Ce compte a également été approvisionné par des remises de chèques (notamment de faibles montant tels 60 ou 50 euros), un virement portant la mention Noël pour un total de 1 923,19 euros. Mme [L] a effectué un virement de 1.000 euros sur ce compte.
Les mouvements entre le compte de [E] et celui de son père permettent de considérer que toutes les sommes versées ne correspondaient pas à une intention libérale.
Par ailleurs, il résulte des échanges entre les parties, et plus spécifiquement du courrier adressé à M. [G] le 5 mars 2018, que Mme [L] soutenait alors que le compte courant était dual et devait être liquidé en sa faveur à concurrence de 53%, Mme [L] consentant à ramener ses prétentions à 50% du montant du compte courant qui s’élevait alors à 19 050.87 euros.
A défaut de justifier de l’intention libérale de M. [G], Mme [L] agissant à titre personnel et ès qualités de représentante légale de [E] [G]-[L] n’est pas fondée à solliciter la condamnation sous astreinte de M. [G] à enregistrer sur le compte de la société DPM le compte courant de [E] [G]-[L] pour la somme de 10 600 euros .
Mme [L] agissant à titre personnel et ès qualités sera condamnée aux dépens.
Il serait inéquitable de laisser à la charge de M. [G] ses frais de défense.
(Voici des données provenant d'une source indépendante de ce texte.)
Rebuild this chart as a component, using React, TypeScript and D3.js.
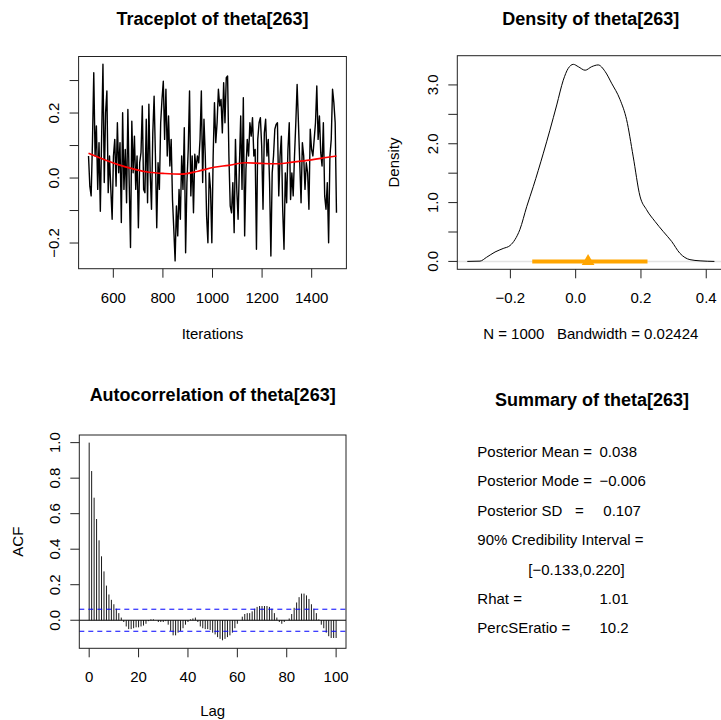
import React from 'react';
import * as d3 from 'd3';

// ---------- DATA ----------
const traceStart = 500;
const traceEnd = 1500;
const traceValues: number[] = [
  0.068, -0.025, -0.055, 0.109, 0.324, 0.068, 0.160, -0.035, 0.109, -0.102,
  0.129, 0.350, -0.014, 0.201, 0.268, -0.045, 0.068, -0.035, -0.127, 0.068,
  0.119, -0.025, 0.170, 0.016, 0.109, -0.137, 0.201, -0.035, 0.088, -0.076,
  0.211, -0.014, -0.214, 0.175, 0.016, 0.129, -0.035, 0.068, -0.153, 0.047,
  0.078, 0.222, -0.035, -0.045,
  0.181, -0.076, 0.227, 0.016, -0.096, 0.139, 0.252, 0.068, -0.153, 0.047,
  -0.035, 0.170, 0.242, 0.298, 0.119, 0.273, 0.068, 0.191, 0.037, 0.119,
  -0.066, -0.158, -0.255, -0.086, -0.178, -0.035, -0.127, 0.068, -0.035, 0.155,
  -0.230, -0.014, 0.088, 0.268, -0.055, 0.068, -0.107, 0.073, 0.027, 0.068,
  0.047, 0.119, 0.268, -0.014, 0.181, 0.068, -0.117, -0.199, 0.016, -0.035,
  -0.199, 0.068, 0.232, 0.109, 0.170, 0.273, 0.222, 0.242, 0.139, 0.293,
  0.170, 0.309, 0.314, 0.068, -0.086, -0.107, -0.014, -0.168, 0.119, -0.035,
  -0.127, 0.037, 0.191, -0.035, 0.247, -0.178, 0.027, 0.119, 0.068, 0.170,
  0.129, 0.186, 0.068, 0.088, -0.219, 0.119, 0.170, 0.186, 0.098, -0.096,
  0.139, 0.181, 0.068, 0.119, -0.014, -0.240, 0.016, 0.068, 0.150, 0.165,
  0.170, -0.055, 0.068, 0.129, -0.096, -0.219, 0.016, -0.076, 0.088, 0.170,
  -0.066, 0.016, -0.055, 0.068, 0.170, 0.288, 0.170, 0.047, -0.076, 0.109,
  0.068, -0.035, 0.047, 0.016, -0.096, 0.150, 0.088, 0.068, 0.119, 0.170,
  0.283, 0.119, 0.191, 0.078, 0.037, 0.170, -0.055, -0.096, -0.014, -0.199,
  0.068, 0.119, 0.273, 0.232, 0.170, -0.107,
];
const smoothIter = [500, 616, 744, 807, 874, 942, 1006, 1065, 1132, 1200, 1264, 1323, 1390, 1458, 1500];
const smoothVal = [0.076, 0.042, 0.018, 0.014, 0.012, 0.021, 0.033, 0.039, 0.047, 0.045, 0.044, 0.049, 0.055, 0.063, 0.068];
const traceXTicks = [600, 800, 1000, 1200, 1400];
const traceYTicks = [-0.2, -0.1, 0, 0.1, 0.2, 0.3];
const traceYLabels = [-0.2, 0, 0.2];

const densityX = [
  -0.332, -0.293, -0.273, -0.247, -0.222, -0.201, -0.186, -0.171, -0.150, -0.130,
  -0.099, -0.079, -0.058, -0.038, -0.023, -0.007, 0.008, 0.029, 0.049, 0.069,
  0.090, 0.110, 0.136, 0.156, 0.176, 0.197, 0.217, 0.243, 0.268, 0.294,
  0.319, 0.350, 0.381, 0.425,
];
const densityY = [
  0.0, 0.005, 0.07, 0.16, 0.22, 0.27, 0.37, 0.54, 0.93, 1.27,
  1.84, 2.23, 2.66, 3.08, 3.28, 3.35, 3.31, 3.25, 3.31, 3.34,
  3.23, 3.03, 2.75, 2.41, 1.79, 1.11, 0.88, 0.68, 0.51, 0.34,
  0.14, 0.03, 0.01, 0.0,
];
const postMean = 0.038;
const credInterval = [-0.133, 0.22];
const densityXTicks = [-0.2, 0, 0.2, 0.4];
const densityYTicks = [0, 0.5, 1, 1.5, 2, 2.5, 3];
const densityYLabels = [0, 1, 2, 3];

const acfValues = [
  1.0, 0.84, 0.69, 0.57, 0.45, 0.36, 0.275, 0.195, 0.145, 0.115,
  0.09, 0.065, 0.04, 0.015, -0.01, -0.035, -0.05, -0.05, -0.045, -0.04,
  -0.04, -0.035, -0.03, -0.02, -0.005, 0.005, 0.005, 0.0, -0.01, -0.01,
  -0.01, -0.005, -0.025, -0.06, -0.085, -0.085, -0.07, -0.06, -0.045, -0.025,
  -0.01, 0.005, 0.01, 0.015, -0.01, -0.035, -0.045, -0.05, -0.05, -0.055,
  -0.07, -0.08, -0.095, -0.105, -0.113, -0.105, -0.095, -0.085, -0.07, -0.045,
  -0.02, 0.0, 0.02, 0.035, 0.04, 0.04, 0.05, 0.065, 0.075, 0.08,
  0.08, 0.08, 0.08, 0.075, 0.065, 0.04, 0.015, -0.01, -0.02, -0.01,
  0.0, 0.01, 0.035, 0.07, 0.1, 0.13, 0.15, 0.15, 0.14, 0.12,
  0.09, 0.065, 0.04, 0.005, -0.025, -0.045, -0.07, -0.09, -0.1, -0.1,
  -0.1,
];
const acfBound = 0.062;
const acfXTicks = [0, 20, 40, 60, 80, 100];
const acfYTicks = [0, 0.2, 0.4, 0.6, 0.8, 1.0];

const summaryLabels = [
  'Posterior Mean =',
  'Posterior Mode =',
  'Posterior SD',
  '90% Credibility Interval =',
  '',
  'Rhat =',
  'PercSEratio =',
];
const summaryValues = ['0.038', '\u22120.006', '0.107', '', '[\u22120.133,0.220]', '1.01', '10.2'];

// ---------- HELPERS ----------
const FONT = '"Liberation Sans", Arial, Helvetica, sans-serif';
const fmt = (v: number, d = 1) => {
  const s = Math.abs(v).toFixed(d);
  return v < -1e-9 ? '\u2212' + s : s;
};

const TICK = 9;

export default function App() {
  // Traceplot
  const tL = 78.6, tR = 346.4, tT = 56.5, tB = 268.7;
  const tx = d3.scaleLinear().domain([460, 1540]).range([tL, tR]);
  const ty = d3.scaleLinear().domain([-0.279, 0.374]).range([tB, tT]);
  const n = traceValues.length;
  const tracePts: [number, number][] = traceValues.map((v, i) => [
    traceStart + (i * (traceEnd - traceStart)) / (n - 1),
    v,
  ]);
  const traceLine = d3.line<[number, number]>().x((d) => tx(d[0])).y((d) => ty(d[1]));
  const smoothLine = d3
    .line<number>()
    .x((_, i) => tx(smoothIter[i]))
    .y((d) => ty(d))
    .curve(d3.curveMonotoneX);

  // Density
  const dL = 457.3, dR = 724.2, dT = 55.7, dB = 269.3;
  const dx = d3.scaleLinear().domain([-0.3626, 0.455]).range([dL, dR]);
  const dy = d3.scaleLinear().domain([-0.134, 3.497]).range([dB, dT]);
  const densLine = d3
    .line<number>()
    .x((_, i) => dx(densityX[i]))
    .y((d) => dy(d))
    .curve(d3.curveMonotoneX);
  const tri = d3.symbol().type(d3.symbolTriangle).size(70)();

  // ACF
  const aL = 79.3, aR = 346, aT = 435, aB = 648.3;
  const ax = d3.scaleLinear().domain([-4, 104]).range([aL, aR]);
  const ay = d3.scaleLinear().domain([-0.158, 1.043]).range([aB, aT]);

  const fontBase = { fontFamily: FONT, fontSize: 15, fill: '#000' } as const;
  const titleStyle = { fontFamily: FONT, fontSize: 18, fontWeight: 700, fill: '#000' } as const;

  const yLabel = (x: number, y: number, text: string, key?: any) => (
    <text key={key} transform={`translate(${x},${y}) rotate(-90)`} textAnchor="middle" {...fontBase}>
      {text}
    </text>
  );

  const summaryY = (i: number) => 457 + i * 29.4;

  return (
    <svg
      width={721}
      height={720}
      style={{ position: 'absolute', left: 0, top: 0, background: '#fff' }}
    >
      <rect x={0} y={0} width={721} height={720} fill="#fff" />

      {/* ===== Traceplot ===== */}
      <text x={(tL + tR) / 2} y={25} textAnchor="middle" {...titleStyle}>
        Traceplot of theta[263]
      </text>
      <path d={traceLine(tracePts) || ''} fill="none" stroke="#000" strokeWidth={1.4} strokeLinejoin="round" />
      <path d={smoothLine(smoothVal) || ''} fill="none" stroke="#ff0000" strokeWidth={1.6} />
      <rect x={tL} y={tT} width={tR - tL} height={tB - tT} fill="none" stroke="#222" strokeWidth={1} />
      {traceXTicks.map((t) => (
        <g key={'tx' + t}>
          <line x1={tx(t)} x2={tx(t)} y1={tB} y2={tB + TICK} stroke="#222" />
          <text x={tx(t)} y={tB + 34} textAnchor="middle" {...fontBase}>
            {t}
          </text>
        </g>
      ))}
      {traceYTicks.map((t) => (
        <line key={'ty' + t} x1={tL - TICK} x2={tL} y1={ty(t)} y2={ty(t)} stroke="#222" />
      ))}
      {traceYLabels.map((t) => yLabel(tL - 19.6, ty(t), fmt(t), 'tyl' + t))}
      <text x={(tL + tR) / 2} y={tB + 70} textAnchor="middle" {...fontBase}>
        Iterations
      </text>

      {/* ===== Density ===== */}
      <text x={(dL + dR) / 2} y={25} textAnchor="middle" {...titleStyle}>
        Density of theta[263]
      </text>
      <line x1={dL} x2={dR} y1={dy(0)} y2={dy(0)} stroke="#e3e3e3" strokeWidth={1.5} />
      <path d={densLine(densityY) || ''} fill="none" stroke="#000" strokeWidth={1} />
      <line
        x1={dx(credInterval[0])}
        x2={dx(credInterval[1])}
        y1={dy(0)}
        y2={dy(0)}
        stroke="#ffa500"
        strokeWidth={4}
      />
      <path d={tri || ''} transform={`translate(${dx(postMean)},${dy(0)})`} fill="#ffa500" />
      <rect x={dL} y={dT} width={dR - dL} height={dB - dT} fill="none" stroke="#222" strokeWidth={1} />
      {densityXTicks.map((t) => (
        <g key={'dx' + t}>
          <line x1={dx(t)} x2={dx(t)} y1={dB} y2={dB + TICK} stroke="#222" />
          <text x={dx(t)} y={dB + 34} textAnchor="middle" {...fontBase}>
            {fmt(t)}
          </text>
        </g>
      ))}
      {densityYTicks.map((t) => (
        <line key={'dy' + t} x1={dL - TICK} x2={dL} y1={dy(t)} y2={dy(t)} stroke="#222" />
      ))}
      {densityYLabels.map((t) => yLabel(dL - 19.6, dy(t), fmt(t), 'dyl' + t))}
      {yLabel(dL - 58, (dT + dB) / 2, 'Density')}
      <text x={(dL + dR) / 2} y={dB + 70} textAnchor="middle" {...fontBase} style={{ whiteSpace: 'pre' }}>
        {'N = 1000   Bandwidth = 0.02424'}
      </text>

      {/* ===== ACF ===== */}
      <text x={(aL + aR) / 2} y={401} textAnchor="middle" {...titleStyle}>
        Autocorrelation of theta[263]
      </text>
      {acfValues.map((v, i) => (
        <line key={'acf' + i} x1={ax(i)} x2={ax(i)} y1={ay(0)} y2={ay(v)} stroke="#1a1a1a" strokeWidth={1} />
      ))}
      <line x1={aL} x2={aR} y1={ay(0)} y2={ay(0)} stroke="#000" strokeWidth={1} />
      {[acfBound, -acfBound].map((b) => (
        <line key={'b' + b} x1={aL} x2={aR} y1={ay(b)} y2={ay(b)} stroke="#0000ff" strokeWidth={1} strokeDasharray="5,4" />
      ))}
      <rect x={aL} y={aT} width={aR - aL} height={aB - aT} fill="none" stroke="#222" strokeWidth={1} />
      {acfXTicks.map((t) => (
        <g key={'ax' + t}>
          <line x1={ax(t)} x2={ax(t)} y1={aB} y2={aB + TICK} stroke="#222" />
          <text x={ax(t)} y={aB + 34} textAnchor="middle" {...fontBase}>
            {t}
          </text>
        </g>
      ))}
      {acfYTicks.map((t) => (
        <g key={'ay' + t}>
          <line x1={aL - TICK} x2={aL} y1={ay(t)} y2={ay(t)} stroke="#222" />
          {yLabel(aL - 19.6, ay(t), fmt(t))}
        </g>
      ))}
      {yLabel(aL - 56, (aT + aB) / 2, 'ACF')}
      <text x={(aL + aR) / 2} y={aB + 68} textAnchor="middle" {...fontBase}>
        Lag
      </text>

      {/* ===== Summary ===== */}
      <text x={592} y={406} textAnchor="middle" {...titleStyle}>
        Summary of theta[263]
      </text>
      {summaryLabels.map((s, i) =>
        s ? (
          <text key={'sl' + i} x={477.3} y={summaryY(i)} {...fontBase}>
            {s}
          </text>
        ) : null
      )}
      <text x={575} y={summaryY(2)} {...fontBase}>=</text>
      {summaryValues.map((s, i) =>
        s ? (
          <text key={'sv' + i} x={i === 4 ? 528.3 : i === 2 ? 603.3 : 599.5} y={summaryY(i)} {...fontBase}>
            {s}
          </text>
        ) : null
      )}
    </svg>
  );
}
Mme [L] agissant à titre personnel et ès qualités sera condamnée à verser à M. [G] et à la SCI DPM la somme de 2.000 euros sur le fondement de l’article 700 du code de procédure civile.
Dispositif
PAR CES MOTIFS,
La cour, après en avoir délibéré, statuant publiquement, par arrêt contradictoire et en dernier ressort, mis à la disposition des parties au greffe de la juridiction ;
Confirme le jugement déféré en toutes ses dispositions, par substitution de motifs
Y ajoutant,
Condamne Mme [J] [L] agissant à titre personnel et ès qualités de représentant légal de sa fille [E] [G] [L] à verser à M. [V] [G] la somme de 2.000 euros sur le fondement de l’article 700 du code de procédure civile ;
Condamne Mme [J] [L] agissant à titre personnel et ès qualités de représentant légal de sa fille [E] [G] [L] aux dépens d’appel qui seront recouvrés conformément aux dispositions relatives à l’aide juridictionnelle.